Arthur J. Villasanta – Fourth Estate Contributor
New York, NY, United States (4E) – It was a heady day for Wall Street yesterday (July 12) amid all the economic and political turmoil ignited by Donald Trump.
The Dow Jones Industrial Average rose 224.44 points, or 0.91 percent, to 24,924.89. The S&P 500 gained 24.27 points (up 0.87 percent) to 2,798.29 while the NASDAQ Composite added 107.31 points, or 1.39 percent, to 7,823.92.
Top technology firms reached record highs while industrials rebounded from losses fueled by the simultaneous trade wars launched by Trump on the rest of the world. Facebook, Microsoft and Amazon hit all-time highs and, along with Apple and Alphabet, drove gains in the S&P 500 and NASDAQ.

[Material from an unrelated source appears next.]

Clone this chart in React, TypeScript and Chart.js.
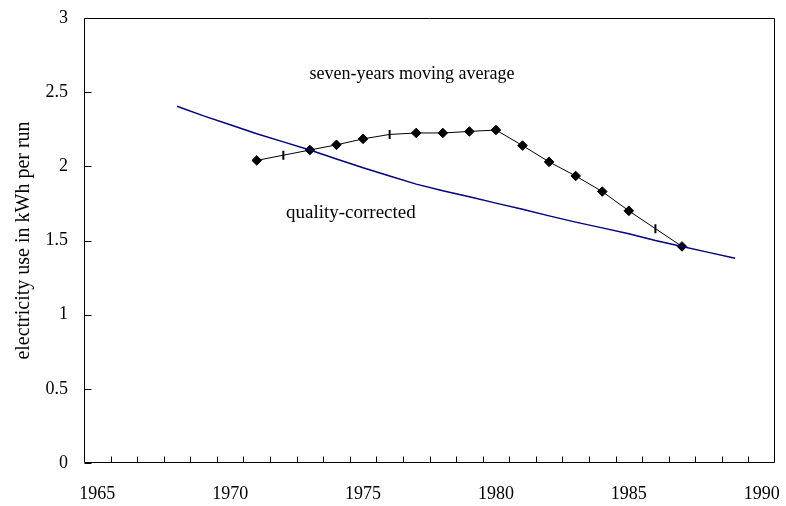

Microsoft’s stock market value rose 2.2 percent to $104.19, giving it a total valuation above $800 billion for the first time. It now joins Apple, Amazon and Alphabet in the exclusive $800 billion club and places Microsoft in line as a contender to be the first U.S. company to reach a $1 trillion market cap.
A big mover in tech was business-to-business information technology firm CA Tech, which jumped 18.7 percent after chipmaker Broadcom announced a surprise $18.9 billion deal to buy the company. CA Tech was the biggest percentage gainer in the S&P 500 while Broadcom plummeted 13.7 percent at the news after investors questioned the wisdom of its decision.
The technology index rose 1.8 percent, yesterday’s best-performing sector, and is now leading year-to-date gains among sectors. The S&P industrials index rose 1.1 percent while healthcare also gained some 1.1 percent.
The perception tech companies may be more immune to the problems being created by Trump’s trade war seemed to be a major reason for its high flight, said Quincy Krosby, chief market strategist at Prudential Financial in New Jersey. Then, there’s the counterintuitive rumor that the row with China won’t get any worse.
“The consensus is that negotiations will resume and there will be some sort of agreement between the U.S. and China,” she said. “It could be naive, but that seems to be an emerging consensus within the market.”
The United States on Tuesday threatened to impose taxes on an additional $200 billion in Chinese exports starting September. “As a result of China’s retaliation and failure to change its practices, the president has ordered USTR to begin the process of imposing tariffs of 10 percent on an additional $200 billion of Chinese imports,” said U.S. Trade Representative (USTR) Robert Lighthizer in announcing the proposed tariffs.
China admitted yesterday it hasn’t been in touch with Washington about restarting talks and while it does not want a trade war, it will fight if necessary.
Despite being among the hardest hit by the trade dispute because of their heavy reliance on steel and aluminum, Boeing and Caterpillar rose more than one percent each on Thursday, also boosting the Dow.